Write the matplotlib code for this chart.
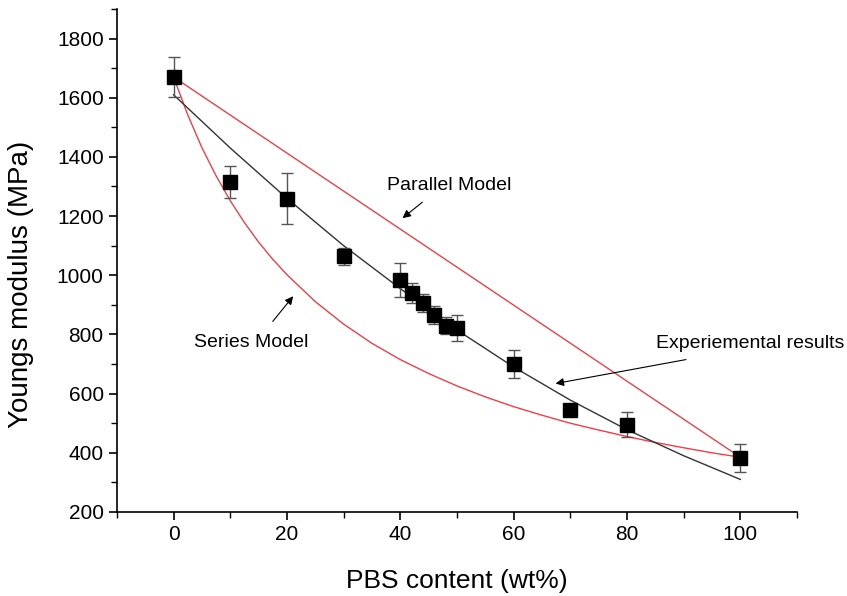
import matplotlib.pyplot as plt

plt.rcParams['font.family'] = ['Liberation Sans', 'DejaVu Sans']

# Experimental data
pbs = [0, 10, 20, 30, 40, 42, 44, 46, 48, 50, 60, 70, 80, 100]
modulus = [1670, 1315, 1258, 1064, 985, 940, 905, 865, 830, 822, 700, 545, 495, 383]
err = [67, 55, 86, 29, 58, 35, 30, 30, 30, 45, 46, 0, 42, 47]

# Fitted curve through the experimental results
fit_x = [0, 10, 20, 30, 40, 50, 60, 70, 80, 90, 100]
fit_y = [1610, 1430, 1260, 1100, 955, 815, 690, 578, 478, 390, 310]

# Parallel model
par_x = [0, 100]
par_y = [1670, 385]

# Series model
ser_x = [0, 2.5, 5, 7.5, 10, 12.5, 15, 17.5, 20, 25, 30, 35, 40, 45, 50, 55, 60,
         65, 70, 75, 80, 85, 90, 95, 100]
ser_y = [1670, 1542, 1431, 1336, 1252, 1178, 1112, 1054, 1002, 911, 835, 770, 715,
         668, 626, 589, 556, 527, 500, 477, 455, 435, 417, 400, 385]

fig = plt.figure(figsize=(8.47, 5.96), dpi=100)
ax = fig.add_axes([0.138, 0.141, 0.803, 0.844])

ax.plot(par_x, par_y, color='#e8424a', linewidth=1)
ax.plot(ser_x, ser_y, color='#e8424a', linewidth=1)
ax.plot(fit_x, fit_y, color='#333333', linewidth=1)
ax.errorbar(pbs, modulus, yerr=err, fmt='s', color='black', markersize=10,
            ecolor='#555555', elinewidth=1, capsize=4, capthick=1, zorder=3)

# annotations with arrows
arrow = dict(arrowstyle='-|>', color='black', lw=0.8, mutation_scale=12,
             shrinkA=0, shrinkB=0)
ax.annotate('', xy=(40.4, 1193), xytext=(43.9, 1247), arrowprops=arrow)
ax.text(37.7, 1304, 'Parallel Model', fontsize=14, va='center')
ax.annotate('', xy=(21.1, 929), xytext=(17.5, 844), arrowprops=arrow)
ax.text(3.6, 772, 'Series Model', fontsize=14, va='center')
ax.annotate('', xy=(67.4, 634), xytext=(90.4, 715), arrowprops=arrow)
ax.text(85.2, 768, 'Experiemental results', fontsize=14, va='center')

ax.set_xlim(-10, 110)
ax.set_ylim(200, 1900)
ax.set_xticks([0, 20, 40, 60, 80, 100])
ax.set_xticks(range(-10, 111, 10), minor=True)
ax.set_yticks(range(200, 1801, 200))
ax.set_yticks(range(200, 1901, 100), minor=True)
ax.tick_params(which='major', direction='out', length=6, width=1.2, labelsize=15)
ax.tick_params(which='minor', direction='out', length=4, width=1)

ax.spines['top'].set_visible(False)
ax.spines['right'].set_visible(False)
ax.spines['left'].set_linewidth(1.2)
ax.spines['bottom'].set_linewidth(1.2)

ax.set_xlabel('PBS content (wt%)', fontsize=19, labelpad=18)
ax.set_ylabel('Youngs modulus (MPa)', fontsize=20)
ax.yaxis.set_label_coords(-0.122, 0.453)

fig.savefig('out.png', dpi=100)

__Problem statement__
Reproduce the material above in full and without alteration, but skip all pictures.

__Final answer__
Write the matplotlib code for this chart.
import matplotlib.pyplot as plt

plt.rcParams['font.family'] = ['Liberation Sans', 'DejaVu Sans']

# Experimental data
pbs = [0, 10, 20, 30, 40, 42, 44, 46, 48, 50, 60, 70, 80, 100]
modulus = [1670, 1315, 1258, 1064, 985, 940, 905, 865, 830, 822, 700, 545, 495, 383]
err = [67, 55, 86, 29, 58, 35, 30, 30, 30, 45, 46, 0, 42, 47]

# Fitted curve through the experimental results
fit_x = [0, 10, 20, 30, 40, 50, 60, 70, 80, 90, 100]
fit_y = [1610, 1430, 1260, 1100, 955, 815, 690, 578, 478, 390, 310]

# Parallel model
par_x = [0, 100]
par_y = [1670, 385]

# Series model
ser_x = [0, 2.5, 5, 7.5, 10, 12.5, 15, 17.5, 20, 25, 30, 35, 40, 45, 50, 55, 60,
         65, 70, 75, 80, 85, 90, 95, 100]
ser_y = [1670, 1542, 1431, 1336, 1252, 1178, 1112, 1054, 1002, 911, 835, 770, 715,
         668, 626, 589, 556, 527, 500, 477, 455, 435, 417, 400, 385]

fig = plt.figure(figsize=(8.47, 5.96), dpi=100)
ax = fig.add_axes([0.138, 0.141, 0.803, 0.844])

ax.plot(par_x, par_y, color='#e8424a', linewidth=1)
ax.plot(ser_x, ser_y, color='#e8424a', linewidth=1)
ax.plot(fit_x, fit_y, color='#333333', linewidth=1)
ax.errorbar(pbs, modulus, yerr=err, fmt='s', color='black', markersize=10,
            ecolor='#555555', elinewidth=1, capsize=4, capthick=1, zorder=3)

# annotations with arrows
arrow = dict(arrowstyle='-|>', color='black', lw=0.8, mutation_scale=12,
             shrinkA=0, shrinkB=0)
ax.annotate('', xy=(40.4, 1193), xytext=(43.9, 1247), arrowprops=arrow)
ax.text(37.7, 1304, 'Parallel Model', fontsize=14, va='center')
ax.annotate('', xy=(21.1, 929), xytext=(17.5, 844), arrowprops=arrow)
ax.text(3.6, 772, 'Series Model', fontsize=14, va='center')
ax.annotate('', xy=(67.4, 634), xytext=(90.4, 715), arrowprops=arrow)
ax.text(85.2, 768, 'Experiemental results', fontsize=14, va='center')

ax.set_xlim(-10, 110)
ax.set_ylim(200, 1900)
ax.set_xticks([0, 20, 40, 60, 80, 100])
ax.set_xticks(range(-10, 111, 10), minor=True)
ax.set_yticks(range(200, 1801, 200))
ax.set_yticks(range(200, 1901, 100), minor=True)
ax.tick_params(which='major', direction='out', length=6, width=1.2, labelsize=15)
ax.tick_params(which='minor', direction='out', length=4, width=1)

ax.spines['top'].set_visible(False)
ax.spines['right'].set_visible(False)
ax.spines['left'].set_linewidth(1.2)
ax.spines['bottom'].set_linewidth(1.2)

ax.set_xlabel('PBS content (wt%)', fontsize=19, labelpad=18)
ax.set_ylabel('Youngs modulus (MPa)', fontsize=20)
ax.yaxis.set_label_coords(-0.122, 0.453)

fig.savefig('out.png', dpi=100)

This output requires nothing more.